What are some of the leading causes at the root of most home electrical fires? Could your customers' homes be at risk? These are just a few of the questions being explored by the Fire Protection Research Foundation, which late last year completed Phase I of its Residential Electrical System Aging Research Project. The project's overall goal is to characterize the condition of various age groups of residential electrical systems and document how aging and installation may relate to residential electrical fire experience.

Phase I included three pilot programs in which the researchers developed standards for harvesting electrical components for testing from residences that were being demolished or undergoing renovations. Scheduled for completion in Fall 2006, Phase II will include detailed electrical fire investigations and the study of component samples from approximately 100 residences located throughout the United States, representing different geographic areas and age groups.
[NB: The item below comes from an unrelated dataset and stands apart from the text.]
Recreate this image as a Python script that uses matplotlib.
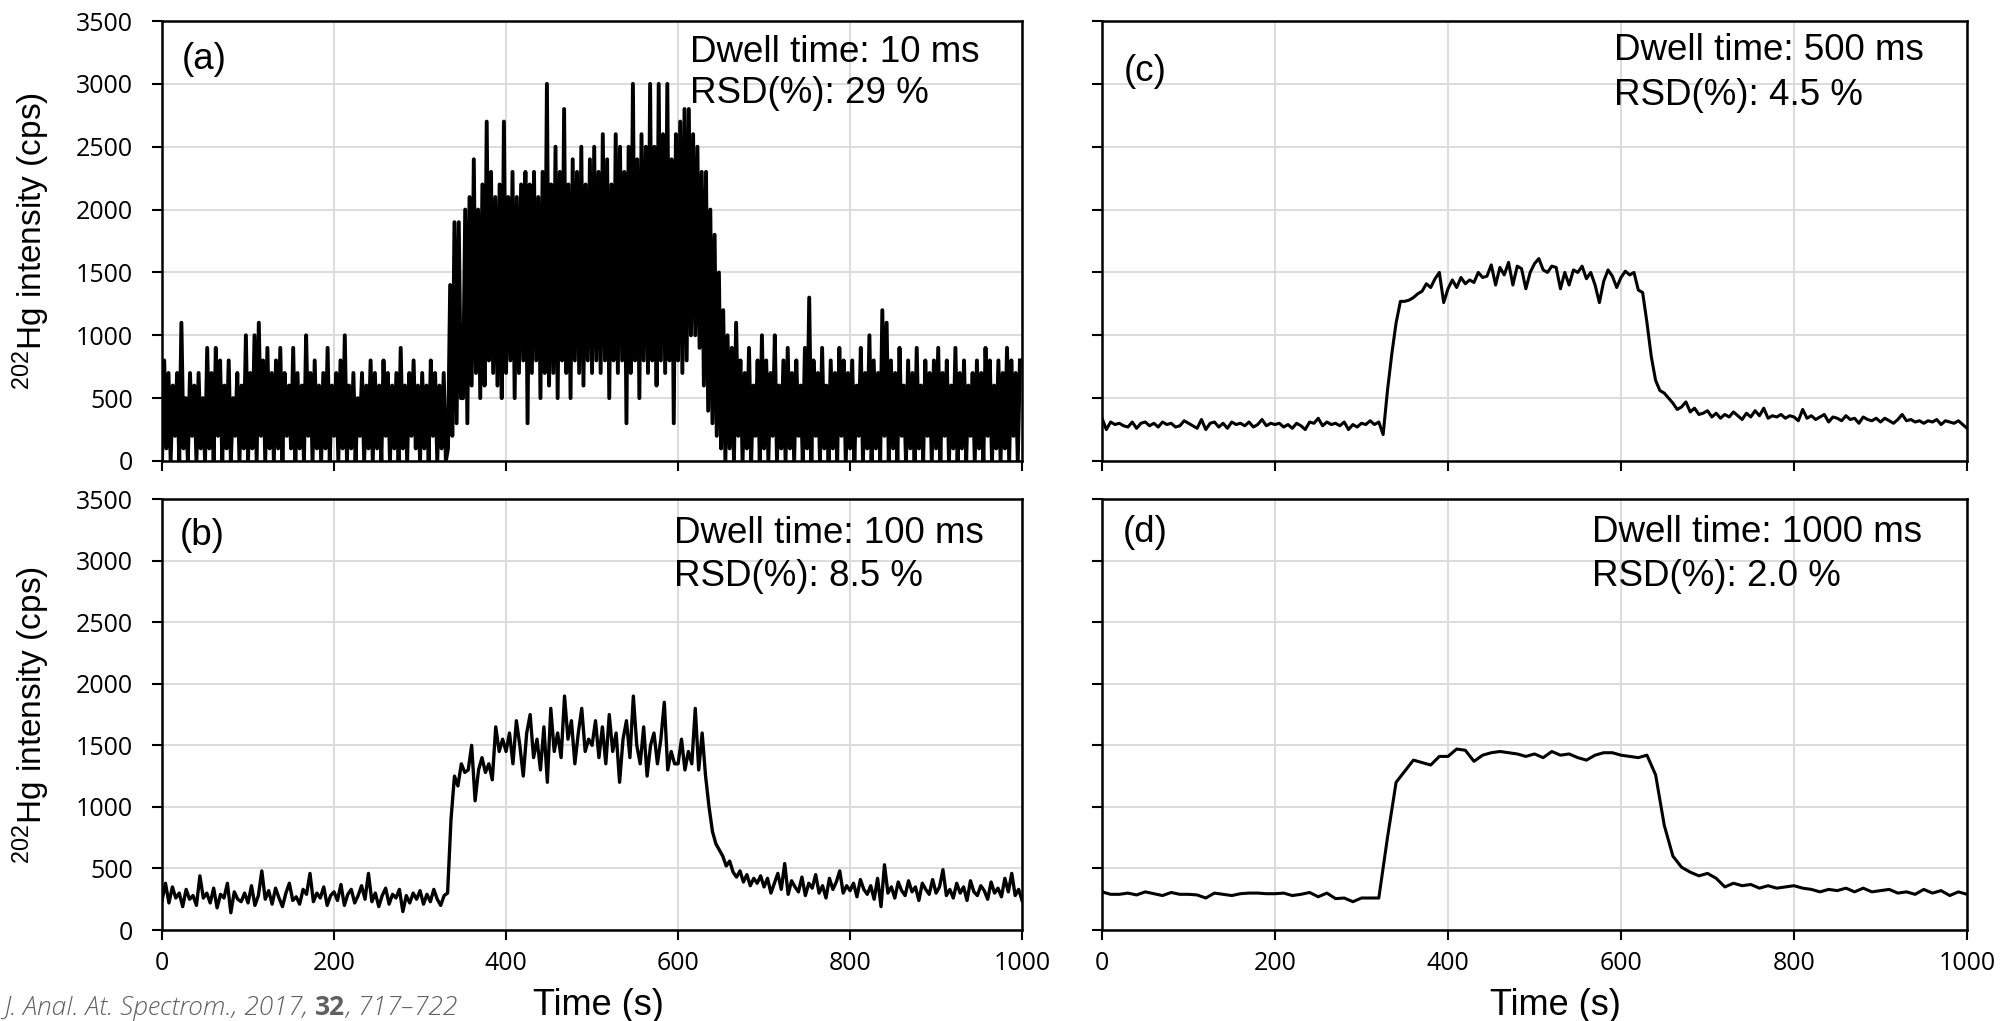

In the training sessions and pilot programs for Phase I, six residences of various ages and conditions were surveyed. From these initial studies, along with the effect of aging on the components, researchers noted that improper installation and lack of adequate inspections and maintenance were evident in most locations, such as:

  • Open wire splices behind walls and above ceilings (versus properly placed in approved boxes),

  • Cable damage due to improper installation,

  • Ungrounded grounding-type receptacles,

  • Improperly sized overcurrent protection devices, and

  • The use of cord sets to extend circuits.

As Phase II is completed, the program intends to offer even more valuable information to code writers, especially for NFPA 73 and the NEC, as well as electrical, fire, and building officials.